Personal information
- Born: September 23, 1991 (age 34) Central Islip, New York
- Nationality: American
- Listed height: 6 ft 9 in (2.06 m)
- Listed weight: 215 lb (98 kg)

Career information
- High school: Middlesex School (Concord, Massachusetts)
- College: Vanderbilt (2010–2014)
- NBA draft: 2014: undrafted
- Playing career: 2014–present

Career history
- 2014–2015: KAOD
- 2015–2016: Virtus Bologna
- 2016–2017: BC Astana
- 2017–2018: Levallois Metropolitans
- 2018–2019: Nizhny Novgorod
- 2019–present: Keravnos

Career highlights
- Kazakhstan League champion (2017); Kazakhstan Cup winner (2017); Second-team All-SEC (2014);

= Rod Odom =

American basketball player (born 1991)

Roderick Wesley Odom (born September 23, 1991) is an American professional basketball player from Central Islip, New York for Keravnos of the Cyprus Basketball Division 1. He attended Vanderbilt University.
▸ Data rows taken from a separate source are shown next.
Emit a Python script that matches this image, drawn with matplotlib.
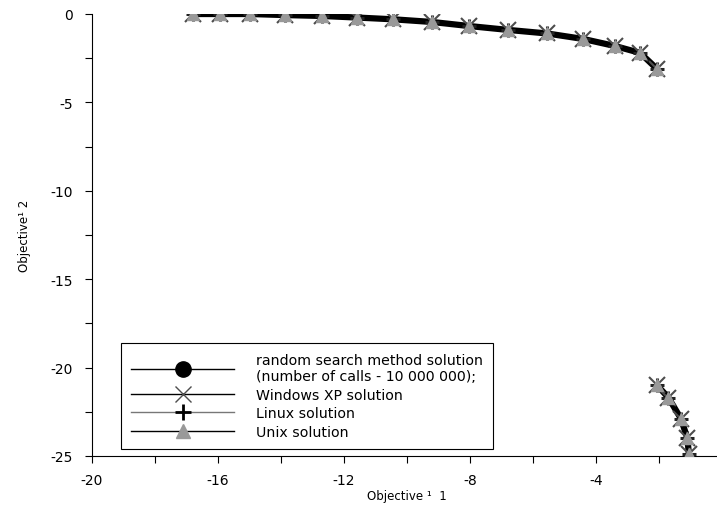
import matplotlib.pyplot as plt
from matplotlib.lines import Line2D

plt.rcParams['font.family'] = ['DejaVu Sans']
plt.rcParams['axes.unicode_minus'] = False

# Pareto front (upper and lower branch)
obj1_top = [-16.8, -15.94, -14.98, -13.87, -12.70, -11.59, -10.44, -9.21,
            -8.03, -6.79, -5.56, -4.41, -3.40, -2.60, -2.06]
obj2_top = [0.0, 0.0, 0.0, -0.06, -0.11, -0.2, -0.3, -0.45,
            -0.68, -0.9, -1.1, -1.41, -1.81, -2.2, -3.11]
obj1_bot = [-2.06, -1.7, -1.3, -1.1, -1.05]
obj2_bot = [-21.0, -21.7, -22.9, -24.0, -24.9]

labels = ['random search method solution\n(number of calls - 10 000 000);',
          'Windows XP solution', 'Linux solution', 'Unix solution']
xticks = [-20, -16, -12, -8, -4, 0]
xticklabels = ['-20', '-16', '-12', '-8', '-4', '']

fig = plt.figure(figsize=(7.17, 5.06), dpi=100)
ax = fig.add_axes([92 / 717, 1 - 457 / 506, 630 / 717, 442 / 506])

for xs, ys in [(obj1_top, obj2_top), (obj1_bot, obj2_bot)]:
    # random search: thick black line
    ax.plot(xs, ys, color='black', lw=4.5, solid_capstyle='round', zorder=2)
    ax.plot(xs, ys, ls='none', marker='x', ms=11, mew=1.5, color='#4d4d4d', zorder=3)
    ax.plot(xs, ys, ls='none', marker='+', ms=10, mew=2.2, color='#222222', zorder=4)
    ax.plot(xs, ys, ls='none', marker='^', ms=9, color='#999999', mec='#999999', zorder=5)

ax.set_xlim(-20, 0)
ax.set_ylim(-25, 0)
ax.set_xticks(xticks)
ax.set_xticklabels(xticklabels)
ax.set_xticks([-18, -14, -10, -6, -2], minor=True)
ax.set_yticks([0, -5, -10, -15, -20, -25])
ax.set_yticks([-2.5, -7.5, -12.5, -17.5, -22.5], minor=True)
ax.tick_params(which='both', direction='out', length=5, width=0.8, labelsize=10)
ax.tick_params(axis='y', pad=9)
ax.tick_params(axis='x', pad=7)
for s in ['top', 'right']:
    ax.spines[s].set_visible(False)
for s in ['left', 'bottom']:
    ax.spines[s].set_linewidth(0.8)

ax.set_xlabel('Objective \u00b9  1', fontsize=8.5, labelpad=2)
ax.set_ylabel('Objective\u00b9 2', fontsize=8.5, labelpad=14)

handles = [
    Line2D([], [], color='black', lw=1, marker='o', ms=11),
    Line2D([], [], color='black', lw=1, marker='x', ms=11, mew=1, mec='#4d4d4d'),
    Line2D([], [], color='#777777', lw=1, marker='+', ms=12, mew=2, mec='black'),
    Line2D([], [], color='black', lw=1, marker='^', ms=10, mfc='#999999', mec='#999999'),
]
leg = ax.legend(handles, labels, loc='upper left', bbox_to_anchor=(121 / 717, 1 - 344 / 506),
                bbox_transform=fig.transFigure, borderaxespad=0, fontsize=10.2,
                handlelength=7.3, handletextpad=1.5, labelspacing=0.32, borderpad=0.7,
                fancybox=False, framealpha=1, edgecolor='black')
leg.get_frame().set_linewidth(0.8)

plt.savefig('out.png', dpi=100)
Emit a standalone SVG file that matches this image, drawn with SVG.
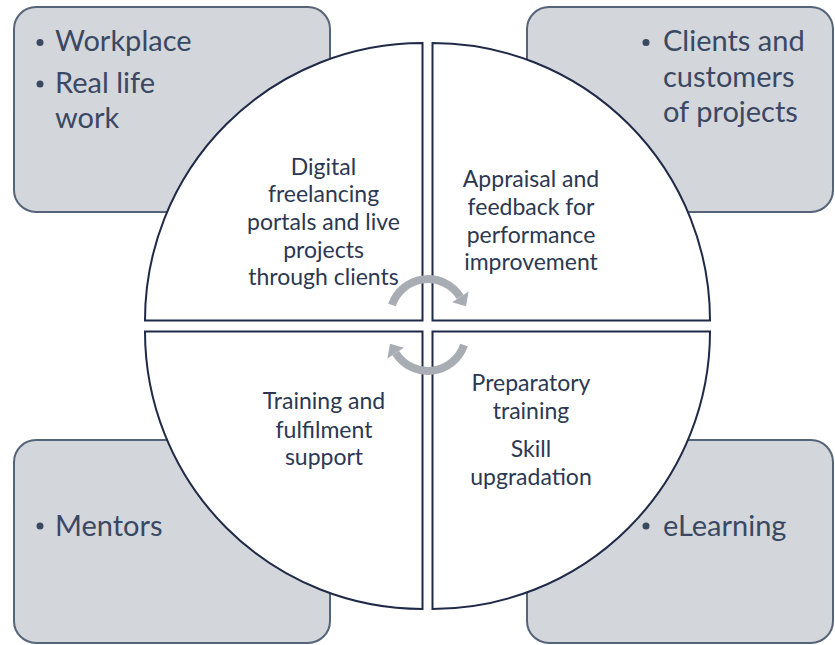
<svg xmlns="http://www.w3.org/2000/svg" width="835" height="645" viewBox="0 0 835 645">
<style>
.box{fill:#d3d6da;stroke:#56647a;stroke-width:2}
.quad{fill:#ffffff;stroke:#1f2a48;stroke-width:2}
.bt{font-family:Lato,"Open Sans",sans-serif;font-size:29px;fill:#3b4862}
.ct{font-family:Lato,"Open Sans",sans-serif;font-size:23px;fill:#2c3852;text-anchor:middle}
.dot{fill:#3b4862}
.arc{fill:none;stroke:#a8adb4;stroke-width:8}
.head{fill:#a8adb4}
</style>
<rect width="835" height="645" fill="#ffffff"/>
<g id="box-workplace">
<rect class="box" x="14" y="7" width="316" height="205" rx="22"/>
<circle class="dot" cx="40" cy="42.5" r="3.5"/>
<text class="bt" x="55" y="51">Workplace</text>
<circle class="dot" cx="40" cy="84" r="3.5"/>
<text class="bt" x="55" y="93">Real life</text>
<text class="bt" x="55" y="128">work</text>
</g>
<g id="box-clients">
<rect class="box" x="527" y="7" width="306" height="205" rx="22"/>
<circle class="dot" cx="646" cy="42.5" r="3.5"/>
<text class="bt" x="663" y="51">Clients and</text>
<text class="bt" x="663" y="87">customers</text>
<text class="bt" x="663" y="122">of projects</text>
</g>
<g id="box-mentors">
<rect class="box" x="14" y="440" width="316" height="203" rx="22"/>
<circle class="dot" cx="40" cy="526" r="3.5"/>
<text class="bt" x="55" y="536">Mentors</text>
</g>
<g id="box-elearning">
<rect class="box" x="527" y="440" width="306" height="203" rx="22"/>
<circle class="dot" cx="646" cy="526" r="3.5"/>
<text class="bt" x="663" y="536">eLearning</text>
</g>
<g id="quad-digital">
<path class="quad" d="M422.5,320.5 L422.5,43 A277.5,277.5 0 0 0 145,320.5 Z"/>
<text class="ct" x="323.5" y="174.5">Digital</text>
<text class="ct" x="323.5" y="202">freelancing</text>
<text class="ct" x="323.5" y="229.5">portals and live</text>
<text class="ct" x="323.5" y="257.5">projects</text>
<text class="ct" x="323.5" y="284.5">through clients</text>
</g>
<g id="quad-appraisal">
<path class="quad" d="M432.5,320.5 L432.5,43 A277.5,277.5 0 0 1 710,320.5 Z"/>
<text class="ct" x="531" y="187">Appraisal and</text>
<text class="ct" x="531" y="215">feedback for</text>
<text class="ct" x="531" y="242.5">performance</text>
<text class="ct" x="531" y="270">improvement</text>
</g>
<g id="quad-training">
<path class="quad" d="M422.5,331.5 L422.5,609 A277.5,277.5 0 0 1 145,331.5 Z"/>
<text class="ct" x="324" y="409">Training and</text>
<text class="ct" x="324" y="437.5">fulfilment</text>
<text class="ct" x="324" y="464.5">support</text>
</g>
<g id="quad-preparatory">
<path class="quad" d="M432.5,331.5 L432.5,609 A277.5,277.5 0 0 0 710,331.5 Z"/>
<text class="ct" x="531" y="390.5">Preparatory</text>
<text class="ct" x="531" y="418.5">training</text>
<text class="ct" x="531" y="456.5">Skill</text>
<text class="ct" x="531" y="484.5">upgradation</text>
</g>
<g id="connectors">
<g id="cycle-top">
<path class="arc" d="M392,305 A38,38 0 0 1 460.2,296.9"/>
<polygon class="head" points="468.6,291.6 452.1,302.2 466,306.2"/>
</g>
<g id="cycle-bottom" transform="rotate(180 428 325)">
<path class="arc" d="M392,305 A38,38 0 0 1 460.2,296.9"/>
<polygon class="head" points="468.6,291.6 452.1,302.2 466,306.2"/>
</g>
</g>
</svg>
Odom is a 6'9, 215 pound combo forward.

== Personal life ==
Odom attended Middlesex School, in Concord, Massachusetts. He played all 5 positions for the Middlesex School where he was one of the most heavily recruited players in the nation. Odom ultimately chose between Harvard, Princeton, Louisville, Arizona and Vanderbilt, and had offers from West Virginia, Michigan, UConn, Boston College, and Oklahoma State as well.

== College career ==
Odom played collegiately at Vanderbilt from 2010 to 2014. He played in all 134 games of his career. He was a member of the Vanderbilt University SEC Championship team in 2012. He managed to improve his number in his last two campaigns by averaging 10.4 points and 4.5 rebounds in his junior year, and 13.6 points and 5.2 rebounds in his senior year. In his senior year he became one of the nation's best three point shooters, while shooting 38.5 percent. He left the Commodores earning All-SEC second team and ALL-SEC honorable mention (Associated Press). He also was named to the SEC Academic honor roll in his senior year. He graduated with a degree in economics, and Corporate Strategy.

== Professional career ==
Odom was selected by the Golden State Warriors, to participate in the NBA Summer League in Las Vegas in the summer of 2014. Odom played power forward for Steve Kerr and the . In August 2014 he signed for Greek Basket League club KAOD.
In Odom's rookie season with KAOD, Odom averaged 9 points and 5 rebounds per game.

July 2015, Virtus Bologna finalized an agreement with Rod Odom to play for 2015-2016 Season.

In the 2017–18 season Odom played for Levallois Metropolitans and averaged 10 points and 3.8 rebounds per game. Odom signed with Nizhny Novgorod of the Russian league on July 17, 2018.